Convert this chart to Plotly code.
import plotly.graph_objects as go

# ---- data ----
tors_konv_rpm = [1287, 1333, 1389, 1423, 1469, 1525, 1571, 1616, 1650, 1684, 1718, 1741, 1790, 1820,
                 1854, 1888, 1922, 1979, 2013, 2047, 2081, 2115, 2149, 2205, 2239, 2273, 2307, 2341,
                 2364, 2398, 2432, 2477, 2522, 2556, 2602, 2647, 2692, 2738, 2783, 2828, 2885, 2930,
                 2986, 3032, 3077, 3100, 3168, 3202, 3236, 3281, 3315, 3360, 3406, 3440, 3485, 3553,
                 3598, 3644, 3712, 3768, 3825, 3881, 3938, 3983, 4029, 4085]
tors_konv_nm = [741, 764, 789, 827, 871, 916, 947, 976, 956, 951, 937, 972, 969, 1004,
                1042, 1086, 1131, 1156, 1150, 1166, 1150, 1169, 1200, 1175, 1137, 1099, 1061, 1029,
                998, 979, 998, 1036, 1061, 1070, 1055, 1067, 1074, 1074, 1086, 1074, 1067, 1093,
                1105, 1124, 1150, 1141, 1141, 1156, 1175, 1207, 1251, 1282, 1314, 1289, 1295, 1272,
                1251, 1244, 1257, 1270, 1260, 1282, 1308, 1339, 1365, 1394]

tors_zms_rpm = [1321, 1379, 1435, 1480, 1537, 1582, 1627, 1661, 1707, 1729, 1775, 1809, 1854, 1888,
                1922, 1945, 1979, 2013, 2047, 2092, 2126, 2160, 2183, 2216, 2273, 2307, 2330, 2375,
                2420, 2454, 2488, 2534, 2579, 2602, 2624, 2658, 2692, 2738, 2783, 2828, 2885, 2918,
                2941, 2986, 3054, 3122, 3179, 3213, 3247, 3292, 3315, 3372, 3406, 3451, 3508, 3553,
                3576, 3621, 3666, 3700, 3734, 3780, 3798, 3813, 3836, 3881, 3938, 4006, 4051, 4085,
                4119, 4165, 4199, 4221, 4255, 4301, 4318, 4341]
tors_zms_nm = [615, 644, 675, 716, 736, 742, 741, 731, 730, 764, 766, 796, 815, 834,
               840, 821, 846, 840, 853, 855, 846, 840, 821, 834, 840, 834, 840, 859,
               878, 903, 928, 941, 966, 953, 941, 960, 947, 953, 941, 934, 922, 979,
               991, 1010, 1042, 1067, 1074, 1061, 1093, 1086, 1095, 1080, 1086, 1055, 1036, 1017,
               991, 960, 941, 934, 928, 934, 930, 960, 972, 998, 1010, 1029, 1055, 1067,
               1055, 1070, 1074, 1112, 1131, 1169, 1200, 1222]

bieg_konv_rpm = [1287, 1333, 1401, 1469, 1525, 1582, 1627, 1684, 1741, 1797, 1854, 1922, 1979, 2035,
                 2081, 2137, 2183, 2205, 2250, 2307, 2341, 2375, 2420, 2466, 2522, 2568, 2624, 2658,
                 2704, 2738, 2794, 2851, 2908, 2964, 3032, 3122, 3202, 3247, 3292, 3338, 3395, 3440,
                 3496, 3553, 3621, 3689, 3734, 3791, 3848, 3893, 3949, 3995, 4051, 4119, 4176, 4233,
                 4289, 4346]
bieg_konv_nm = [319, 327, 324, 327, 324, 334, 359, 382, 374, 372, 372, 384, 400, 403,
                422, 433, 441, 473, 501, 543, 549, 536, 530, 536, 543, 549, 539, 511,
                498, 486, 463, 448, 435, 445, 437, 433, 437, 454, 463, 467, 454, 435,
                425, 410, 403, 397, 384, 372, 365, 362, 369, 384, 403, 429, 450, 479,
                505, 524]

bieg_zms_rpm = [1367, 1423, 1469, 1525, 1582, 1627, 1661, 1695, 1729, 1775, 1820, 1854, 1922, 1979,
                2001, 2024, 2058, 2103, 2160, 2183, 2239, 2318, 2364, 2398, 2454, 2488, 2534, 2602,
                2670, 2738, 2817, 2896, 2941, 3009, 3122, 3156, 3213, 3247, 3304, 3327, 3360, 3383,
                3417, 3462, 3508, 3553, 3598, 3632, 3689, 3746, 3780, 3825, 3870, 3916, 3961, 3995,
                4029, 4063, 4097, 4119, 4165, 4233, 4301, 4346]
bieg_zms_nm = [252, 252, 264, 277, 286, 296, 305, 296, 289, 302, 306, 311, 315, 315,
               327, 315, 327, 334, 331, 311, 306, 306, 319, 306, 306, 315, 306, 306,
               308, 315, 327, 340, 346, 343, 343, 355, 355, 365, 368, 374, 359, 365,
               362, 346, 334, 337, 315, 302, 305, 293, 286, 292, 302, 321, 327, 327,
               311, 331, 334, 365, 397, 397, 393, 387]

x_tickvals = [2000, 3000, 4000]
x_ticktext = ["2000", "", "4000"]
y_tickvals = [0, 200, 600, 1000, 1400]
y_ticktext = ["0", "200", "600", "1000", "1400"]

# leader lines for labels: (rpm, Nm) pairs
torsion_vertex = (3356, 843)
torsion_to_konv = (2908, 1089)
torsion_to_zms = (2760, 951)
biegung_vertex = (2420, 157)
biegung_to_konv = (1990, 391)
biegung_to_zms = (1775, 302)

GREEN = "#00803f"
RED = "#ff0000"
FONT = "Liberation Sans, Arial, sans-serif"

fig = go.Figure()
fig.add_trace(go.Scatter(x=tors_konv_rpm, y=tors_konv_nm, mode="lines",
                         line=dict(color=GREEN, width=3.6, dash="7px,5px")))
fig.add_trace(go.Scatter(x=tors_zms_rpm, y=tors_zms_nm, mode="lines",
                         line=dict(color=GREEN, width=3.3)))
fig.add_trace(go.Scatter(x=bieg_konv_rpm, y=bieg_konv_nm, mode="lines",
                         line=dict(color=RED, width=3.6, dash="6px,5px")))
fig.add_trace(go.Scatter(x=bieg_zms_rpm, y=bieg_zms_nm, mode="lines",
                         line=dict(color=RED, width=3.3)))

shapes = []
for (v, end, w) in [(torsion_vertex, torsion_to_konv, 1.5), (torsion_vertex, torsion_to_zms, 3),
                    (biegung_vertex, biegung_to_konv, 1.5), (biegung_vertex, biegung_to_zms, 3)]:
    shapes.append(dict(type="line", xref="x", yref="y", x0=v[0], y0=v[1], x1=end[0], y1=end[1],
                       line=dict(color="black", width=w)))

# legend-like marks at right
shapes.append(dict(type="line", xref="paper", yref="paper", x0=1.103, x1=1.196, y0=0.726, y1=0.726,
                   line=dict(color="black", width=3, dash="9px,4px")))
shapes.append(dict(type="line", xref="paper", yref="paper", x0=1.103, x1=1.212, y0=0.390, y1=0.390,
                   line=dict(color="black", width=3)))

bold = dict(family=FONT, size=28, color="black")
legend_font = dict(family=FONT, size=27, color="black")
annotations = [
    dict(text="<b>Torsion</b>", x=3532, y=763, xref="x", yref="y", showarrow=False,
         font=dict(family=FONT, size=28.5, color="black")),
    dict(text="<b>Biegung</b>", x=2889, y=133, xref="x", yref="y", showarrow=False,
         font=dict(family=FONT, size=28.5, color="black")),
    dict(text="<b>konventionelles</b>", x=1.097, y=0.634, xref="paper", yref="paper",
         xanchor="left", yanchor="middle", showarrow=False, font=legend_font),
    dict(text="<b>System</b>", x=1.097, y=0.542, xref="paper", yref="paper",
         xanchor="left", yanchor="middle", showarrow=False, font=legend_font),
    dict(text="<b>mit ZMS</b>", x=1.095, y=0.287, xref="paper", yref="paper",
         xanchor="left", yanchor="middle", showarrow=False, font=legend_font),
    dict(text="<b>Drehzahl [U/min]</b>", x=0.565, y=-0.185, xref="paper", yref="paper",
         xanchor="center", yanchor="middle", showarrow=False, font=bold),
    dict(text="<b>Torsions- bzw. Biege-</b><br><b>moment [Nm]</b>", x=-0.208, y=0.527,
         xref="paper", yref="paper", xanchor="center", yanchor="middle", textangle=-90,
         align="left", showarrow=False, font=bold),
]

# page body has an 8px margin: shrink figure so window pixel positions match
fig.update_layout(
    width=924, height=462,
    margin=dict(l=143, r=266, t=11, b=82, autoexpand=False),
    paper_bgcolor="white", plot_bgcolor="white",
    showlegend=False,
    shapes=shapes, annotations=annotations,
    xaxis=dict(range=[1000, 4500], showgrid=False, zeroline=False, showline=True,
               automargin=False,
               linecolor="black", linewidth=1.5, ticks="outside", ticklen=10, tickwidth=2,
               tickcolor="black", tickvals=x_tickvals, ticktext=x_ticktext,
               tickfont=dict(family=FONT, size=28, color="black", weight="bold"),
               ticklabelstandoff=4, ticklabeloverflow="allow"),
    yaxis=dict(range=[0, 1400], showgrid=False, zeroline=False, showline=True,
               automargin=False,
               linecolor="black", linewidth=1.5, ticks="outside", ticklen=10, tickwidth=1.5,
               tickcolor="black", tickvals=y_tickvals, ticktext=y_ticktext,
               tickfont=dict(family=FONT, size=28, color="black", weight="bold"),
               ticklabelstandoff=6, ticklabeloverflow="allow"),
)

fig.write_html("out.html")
+++
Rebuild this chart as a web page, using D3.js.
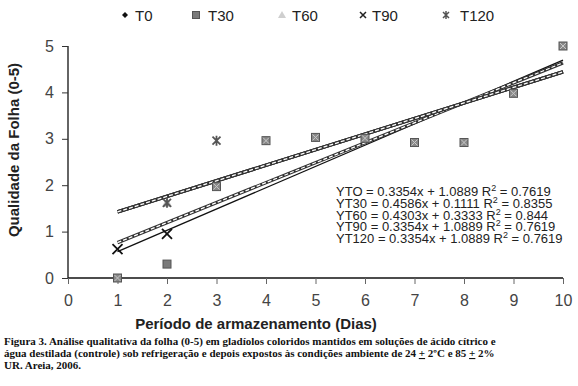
+++
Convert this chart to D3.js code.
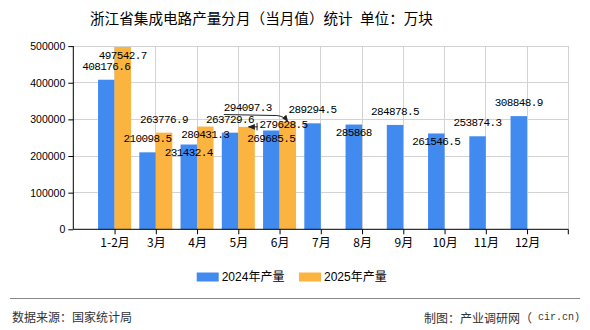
+++
[Task requirements] Both the line with "Convert this chart to Plotly code." and the line with "import plotly.graph_objects as go" belong in the answer; write them out exactly, with every line between.

[Completed task]
Convert this chart to Plotly code.
import plotly.graph_objects as go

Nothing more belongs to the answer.